Philippe Antonello / Paramount Pictures
The original Zoolander was a box-office flop, in part because it hit theaters just two weeks after September 11th, 2001. It was met with immediate and profound critical rejection from a country that wasn't in the mood for slight, light comedy. (Roger Ebert was particularly unamused over the ill-timed foreign-assassination plotline, though Ben Stiller claims Ebert personally apologized to him years later for the resulting one-star write-up.) But like so many comedies, Zoolander found a cult audience in home release, where viewers had the freedom to tune in and out at will.
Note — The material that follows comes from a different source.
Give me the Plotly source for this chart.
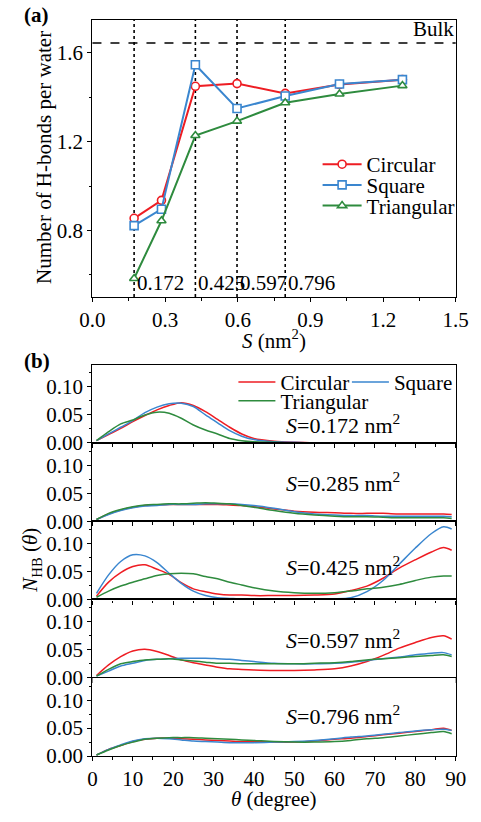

Zoolander 2 may work equally well in low-stakes environments: in the background at parties, in late-night cable reruns, as a casual Redbox rental or subscription-service time-waster. Couch-jockeying remote-control-wielders will find plenty of lively bits scattered throughout the film.
But on the big screen, demanding immediate and constant attention, Zoolander 2 just feels pushy and self-important in a way that's at odds with its random-access hit-and-miss humor. Where the first film was content with straight-faced silliness, Zoolander 2 tries to blow the same silliness out to epic, world-spanning proportions, and it just winds up feeling overstretched. Like Stiller with his ridiculous characters and stylized performances, it's consistently trying way too hard.